▶ **Material provided**
* * * * *
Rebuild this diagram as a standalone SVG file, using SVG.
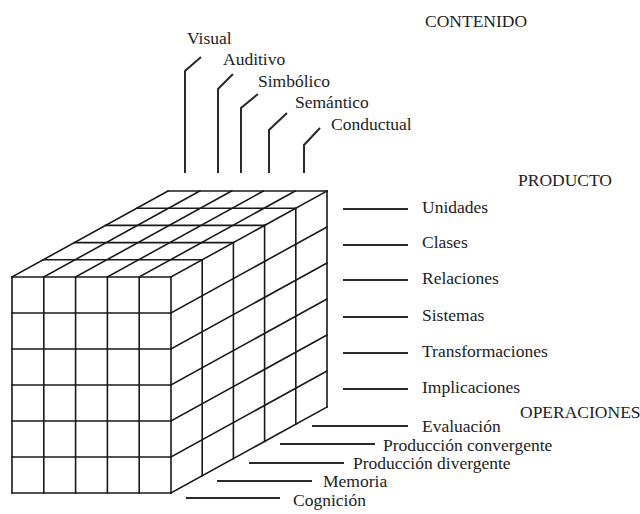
<svg xmlns="http://www.w3.org/2000/svg" width="640" height="514" viewBox="0 0 640 514">
<style>
.g{stroke:#1a1a1a;stroke-width:1.6;fill:none;stroke-linecap:square}
.c{stroke:#2a2a2a;stroke-width:2;fill:none}
.t{font-family:'Liberation Serif','Times New Roman',Times,serif;font-size:17.5px;fill:#222}
</style>
<rect width="640" height="514" fill="#fff"/>
<g id="cube" class="g">
<path d="M12,277H171M43.2,259.8H202.2M74.4,242.6H233.4M105.6,225.4H264.6M136.8,208.2H295.8M168,191H327"/>
<path d="M12,277L168,191M43.8,277L199.8,191M75.6,277L231.6,191M107.4,277L263.4,191M139.2,277L295.2,191M171,277L327,191"/>
<path d="M12,277V493M43.8,277V493M75.6,277V493M107.4,277V493M139.2,277V493M171,277V493"/>
<path d="M12,313H171M12,349H171M12,385H171M12,421H171M12,457H171M12,493H171"/>
<path d="M171,313L327,227M171,349L327,263M171,385L327,299M171,421L327,335M171,457L327,371M171,493L327,407"/>
<path d="M202.2,259.8V475.8M233.4,242.6V458.6M264.6,225.4V441.4M295.8,208.2V424.2M327,191V407"/>
</g>
<g id="connectors" class="c">
<polyline points="185,173 185,71 201,57"/>
<polyline points="218,173 218,89 233,74"/>
<polyline points="241,173 241,108 258,94"/>
<polyline points="269,173 269,130 287,113"/>
<polyline points="304,173 304,145 320,128"/>
<path d="M343,209H408M343,245H408M343,280H408M343,317H408M343,353H408M343,389H408"/>
<path d="M312,426H408M280,444H375M249,463H344M217,481H312M186,498H280"/>
</g>
<g class="t">
<g id="contenido"><text x="425" y="27">CONTENIDO</text></g>
<g id="visual"><text x="187" y="44">Visual</text></g>
<g id="auditivo"><text x="223" y="65">Auditivo</text></g>
<g id="simbolico"><text x="258" y="87">Simbólico</text></g>
<g id="semantico"><text x="295" y="108">Semántico</text></g>
<g id="conductual"><text x="331" y="130">Conductual</text></g>
<g id="producto"><text x="518" y="186">PRODUCTO</text></g>
<g id="unidades"><text x="422" y="213">Unidades</text></g>
<g id="clases"><text x="422" y="248">Clases</text></g>
<g id="relaciones"><text x="422" y="284">Relaciones</text></g>
<g id="sistemas"><text x="422" y="321">Sistemas</text></g>
<g id="transformaciones"><text x="422" y="357">Transformaciones</text></g>
<g id="implicaciones"><text x="422" y="393">Implicaciones</text></g>
<g id="operaciones"><text x="520" y="418">OPERACIONES</text></g>
<g id="evaluacion"><text x="422" y="432">Evaluación</text></g>
<g id="prod-conv"><text x="383" y="451">Producción convergente</text></g>
<g id="prod-div"><text x="353" y="469">Producción divergente</text></g>
<g id="memoria"><text x="323" y="487">Memoria</text></g>
<g id="cognicion"><text x="293" y="506">Cognición</text></g>
</g>
</svg>
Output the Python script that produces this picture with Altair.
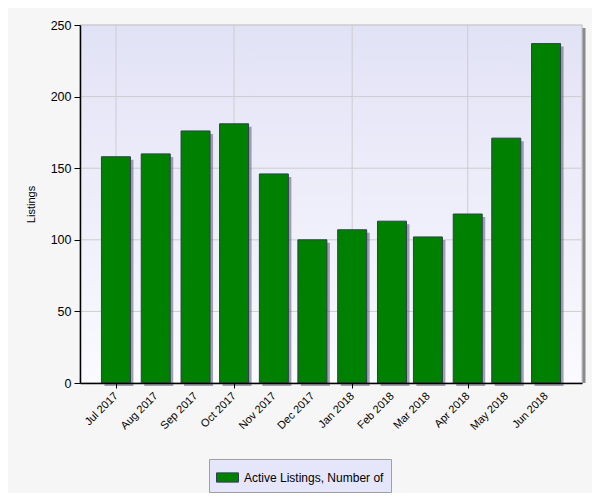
* * * * *
Repeat the records in full, exactly as they appear, without the pictures.

Rebuild this diagram as a standalone SVG file, using SVG.
<svg xmlns="http://www.w3.org/2000/svg" width="640" height="514" viewBox="0 0 640 514">
<style>
.g{stroke:#1a1a1a;stroke-width:1.6;fill:none;stroke-linecap:square}
.c{stroke:#2a2a2a;stroke-width:2;fill:none}
.t{font-family:'Liberation Serif','Times New Roman',Times,serif;font-size:17.5px;fill:#222}
</style>
<rect width="640" height="514" fill="#fff"/>
<g id="cube" class="g">
<path d="M12,277H171M43.2,259.8H202.2M74.4,242.6H233.4M105.6,225.4H264.6M136.8,208.2H295.8M168,191H327"/>
<path d="M12,277L168,191M43.8,277L199.8,191M75.6,277L231.6,191M107.4,277L263.4,191M139.2,277L295.2,191M171,277L327,191"/>
<path d="M12,277V493M43.8,277V493M75.6,277V493M107.4,277V493M139.2,277V493M171,277V493"/>
<path d="M12,313H171M12,349H171M12,385H171M12,421H171M12,457H171M12,493H171"/>
<path d="M171,313L327,227M171,349L327,263M171,385L327,299M171,421L327,335M171,457L327,371M171,493L327,407"/>
<path d="M202.2,259.8V475.8M233.4,242.6V458.6M264.6,225.4V441.4M295.8,208.2V424.2M327,191V407"/>
</g>
<g id="connectors" class="c">
<polyline points="185,173 185,71 201,57"/>
<polyline points="218,173 218,89 233,74"/>
<polyline points="241,173 241,108 258,94"/>
<polyline points="269,173 269,130 287,113"/>
<polyline points="304,173 304,145 320,128"/>
<path d="M343,209H408M343,245H408M343,280H408M343,317H408M343,353H408M343,389H408"/>
<path d="M312,426H408M280,444H375M249,463H344M217,481H312M186,498H280"/>
</g>
<g class="t">
<g id="contenido"><text x="425" y="27">CONTENIDO</text></g>
<g id="visual"><text x="187" y="44">Visual</text></g>
<g id="auditivo"><text x="223" y="65">Auditivo</text></g>
<g id="simbolico"><text x="258" y="87">Simbólico</text></g>
<g id="semantico"><text x="295" y="108">Semántico</text></g>
<g id="conductual"><text x="331" y="130">Conductual</text></g>
<g id="producto"><text x="518" y="186">PRODUCTO</text></g>
<g id="unidades"><text x="422" y="213">Unidades</text></g>
<g id="clases"><text x="422" y="248">Clases</text></g>
<g id="relaciones"><text x="422" y="284">Relaciones</text></g>
<g id="sistemas"><text x="422" y="321">Sistemas</text></g>
<g id="transformaciones"><text x="422" y="357">Transformaciones</text></g>
<g id="implicaciones"><text x="422" y="393">Implicaciones</text></g>
<g id="operaciones"><text x="520" y="418">OPERACIONES</text></g>
<g id="evaluacion"><text x="422" y="432">Evaluación</text></g>
<g id="prod-conv"><text x="383" y="451">Producción convergente</text></g>
<g id="prod-div"><text x="353" y="469">Producción divergente</text></g>
<g id="memoria"><text x="323" y="487">Memoria</text></g>
<g id="cognicion"><text x="293" y="506">Cognición</text></g>
</g>
</svg>
Output the Python script that produces this picture with Altair.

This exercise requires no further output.